Trading Strategy Case Study #4
Aim: Earning alpha using Government Securities and Index Options
Mechanism: The scope of the strategy is to use Government Securities as collateral and using them as margin, sell index options (NIFTY) to generate alpha. The strategy is commonly called a “Short Strangle” options strategy.
- Buy Government Securities worth Rs. 1,00,000. Roughly, the yield is around 7.5% currently.
- Pledge them to get margin. With 10% haircut, you will get a margin of around Rs. 90,000
- Now sell lower strike put option and upper strike call option in NIFTY to get premium.
Follow the below mentioned calculation to identify the strikes.
|ROI Required (A)||15.00%|
|Additional Return (A-B)||7.50%|
|Additional Return in Amount (C)||7,500.00|
Now either go for weekly, monthly or long term based on the premium needed and choose the strikes.
For weekly, we need a premium of Rs. 156.25. As NIFTY lot size is 50, we need the straddle premium of Rs. 156.25/50 = Rs. 3.13. Now go to the option chain to select the strikes such that the total strangle premium is equal to Rs. 3.13.

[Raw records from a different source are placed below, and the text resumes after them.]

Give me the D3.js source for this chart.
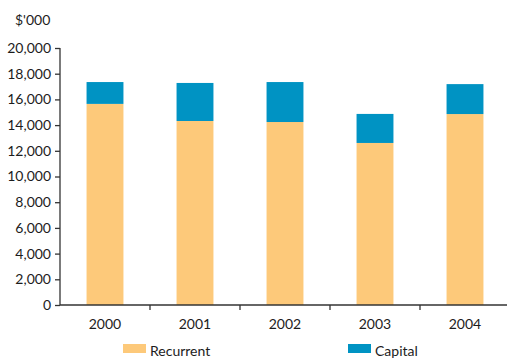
<!DOCTYPE html>
<html>
<head>
<meta charset="utf-8">
<script src="https://cdn.jsdelivr.net/npm/d3@7"></script>
<style>
  html, body { margin: 0; padding: 0; background: #fff; }
  text { font-family: Lato, "Open Sans", sans-serif; fill: #1c1c1c; }
</style>
</head>
<body>
<svg id="chart" width="510" height="358"></svg>
<script>
// Expenditure by year, in $'000
const years = ["2000", "2001", "2002", "2003", "2004"];
const recurrent = [15650, 14320, 14240, 12610, 14860];
const capital = [1700, 2960, 3110, 2260, 2330];
const yTicks = [0, 2000, 4000, 6000, 8000, 10000, 12000, 14000, 16000, 18000, 20000];
const seriesNames = ["Recurrent", "Capital"];
const colors = ["#FDC97A", "#0093C3"];

const svg = d3.select("#chart");
const margin = { left: 60, right: 0, top: 48, bottom: 53 };
const W = 510, H = 358;

const x = d3.scaleBand().domain(years).range([margin.left, W - margin.right]).paddingInner(0.59).paddingOuter(0.295);
const y = d3.scaleLinear().domain([0, 20000]).range([H - margin.bottom, margin.top]);

const rows = years.map((yr, i) => ({ year: yr, Recurrent: recurrent[i], Capital: capital[i] }));
const stack = d3.stack().keys(seriesNames)(rows);

svg.append("g").selectAll("g").data(stack).join("g")
  .attr("fill", (d, i) => colors[i])
  .selectAll("rect").data(d => d).join("rect")
  .attr("x", d => x(d.data.year))
  .attr("width", x.bandwidth())
  .attr("y", d => y(d[1]))
  .attr("height", d => y(d[0]) - y(d[1]));

// y axis
const yAxis = svg.append("g").attr("transform", `translate(${margin.left},0)`)
  .call(d3.axisLeft(y).tickValues(yTicks).tickFormat(d3.format(",")).tickSize(5).tickPadding(4));
yAxis.selectAll("text").style("font-size", "14px");
yAxis.selectAll("line, path").attr("stroke", "#333").attr("stroke-width", 1.3);
yAxis.select(".domain").attr("d", `M-0,${y(20000)}H0V${y(0)}`);

// x axis: line with ticks between categories
const y0 = y(0);
const xg = svg.append("g");
xg.append("line").attr("x1", margin.left).attr("x2", W - 3).attr("y1", y0).attr("y2", y0)
  .attr("stroke", "#333").attr("stroke-width", 1.3);
const gap = (x.step() - x.bandwidth()) / 2;
xg.selectAll("line.sep").data(years.slice(1)).join("line").attr("class", "sep")
  .attr("x1", d => x(d) - gap)
  .attr("x2", d => x(d) - gap)
  .attr("y1", y0).attr("y2", y0 + 5)
  .attr("stroke", "#333").attr("stroke-width", 1.3);
xg.selectAll("text").data(years).join("text")
  .attr("x", d => x(d) + x.bandwidth() / 2)
  .attr("y", y0 + 24)
  .attr("text-anchor", "middle")
  .style("font-size", "14px")
  .text(d => d);

// unit label
svg.append("text").attr("x", 15).attr("y", 25).style("font-size", "14px").text("$'000");

// legend
const legendX = [123, 348];
const lg = svg.append("g").selectAll("g").data(seriesNames).join("g")
  .attr("transform", (d, i) => `translate(${legendX[i]},344)`);
lg.append("rect").attr("width", 23).attr("height", 9).attr("fill", (d, i) => colors[i]);
lg.append("text").attr("x", 27).attr("y", 12).style("font-size", "14px").text(d => d);
</script>
</body>
</html>
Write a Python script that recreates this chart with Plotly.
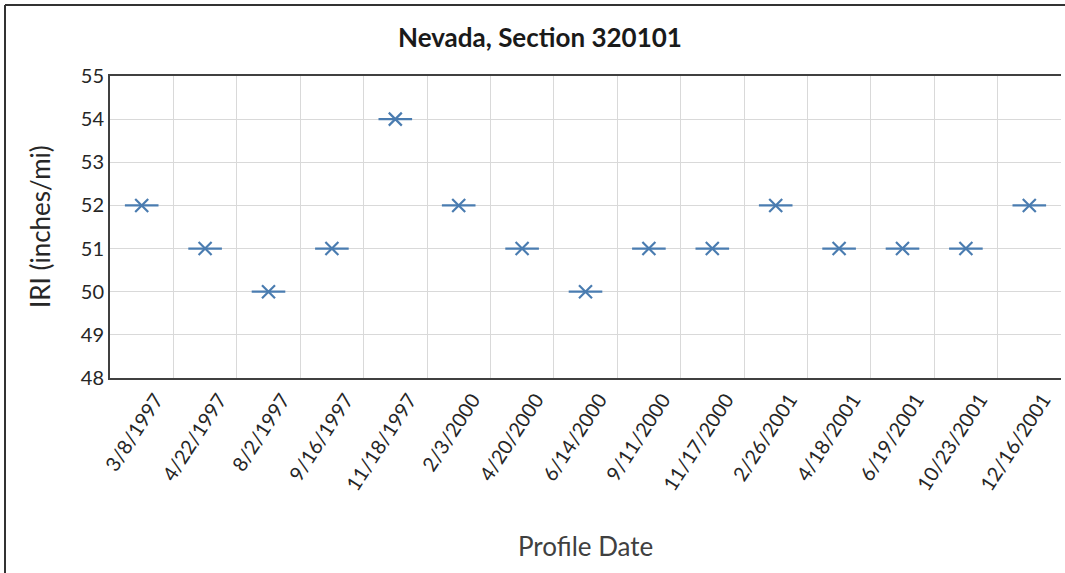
import plotly.graph_objects as go

dates = ["3/8/1997", "4/22/1997", "8/2/1997", "9/16/1997", "11/18/1997",
         "2/3/2000", "4/20/2000", "6/14/2000", "9/11/2000", "11/17/2000",
         "2/26/2001", "4/18/2001", "6/19/2001", "10/23/2001", "12/16/2001"]
iri = [52, 51, 50, 51, 54, 52, 51, 50, 51, 51, 52, 51, 51, 51, 52]
y_ticks = [48, 49, 50, 51, 52, 53, 54, 55]

W, H = 1065, 573
L, R, T, B = 110, 4, 76, 195
pw, ph = W - L - R, H - T - B
FONT = "Lato, 'Open Sans', sans-serif"
BLUE = "#4a7cb0"

fig = go.Figure()
fig.add_trace(go.Scatter(x=dates, y=iri, mode="markers",
                         marker=dict(symbol="line-ew-open", size=24, color=BLUE,
                                     line=dict(color=BLUE, width=2.2)),
                         hoverinfo="skip", showlegend=False))
fig.add_trace(go.Scatter(x=dates, y=iri, mode="markers",
                         marker=dict(symbol="x-thin-open", size=13, color=BLUE,
                                     line=dict(color=BLUE, width=2.2)),
                         showlegend=False))

fig.update_layout(
    width=W, height=H,
    margin=dict(l=L, r=R, t=T, b=B),
    paper_bgcolor="white", plot_bgcolor="white",
    font=dict(family=FONT, color="#262626"),
    title=dict(text="<b>Nevada, Section 320101</b>", x=0.507, xref="container",
               y=1 - 38 / H, yref="container", xanchor="center", yanchor="middle",
               font=dict(size=26, color="#1a1a1a")),
    xaxis=dict(type="category", range=[-0.5, 14.5], tickson="boundaries",
               showgrid=True, gridcolor="#d9d9d9", gridwidth=1,
               ticks="", tickangle=-57, ticklabelshift=14,
               tickfont=dict(size=20, color="#262626"),
               showline=True, linecolor="#404040", linewidth=2, mirror=True,
               zeroline=False),
    yaxis=dict(range=[48, 55], tickvals=y_ticks, showgrid=True,
               gridcolor="#d9d9d9", gridwidth=1, ticks="",
               tickfont=dict(size=20, color="#262626"),
               showline=True, linecolor="#404040", linewidth=2,
               zeroline=False),
    annotations=[
        dict(text="IRI (inches/mi)", x=(40 - L) / pw, y=0.5, xref="paper", yref="paper",
             textangle=-90, showarrow=False, xanchor="center", yanchor="middle",
             font=dict(size=26, color="#262626")),
        dict(text="Profile Date", x=0.5, y=-(546 - T - ph) / ph, xref="paper", yref="paper",
             showarrow=False, xanchor="center", yanchor="middle",
             font=dict(size=26, color="#404040")),
    ],
    shapes=[
        dict(type="line", xref="paper", yref="paper",
             x0=(5 - L) / pw, x1=(W - L) / pw, y0=1 + (T - 5) / ph, y1=1 + (T - 5) / ph,
             line=dict(color="#333333", width=2)),
        dict(type="line", xref="paper", yref="paper",
             x0=(5 - L) / pw, x1=(5 - L) / pw, y0=1 + (T - 5) / ph, y1=-(H - T - ph) / ph,
             line=dict(color="#333333", width=2)),
    ],
)

fig.write_html("out.html", config={"displayModeBar": False},
               post_script="document.body.style.margin='0';document.body.style.padding='0';")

Similarly for monthly, the strangle premium = Rs. 625/50 = Rs. 12.5 and for annual, the strangle premium = Rs. 7500/50 = Rs. 150
As you can see from the payoff graphs that the range is too wide to get breached (black swan events are exceptions). So you will consistently make a gain of 15% if you follow this with discipline. Based on your risk profile and return expectations, you can adjust your calculations.
Insights: In PTDs, such strategies are deployed on a large scale (around 1000-2000 lots each desk). However, as the strangle strategy carries unlimited downside risk, a strict SL of thrice the option value is placed as SL which helps to protect from any black swan events. The same can be followed as a measure of protection.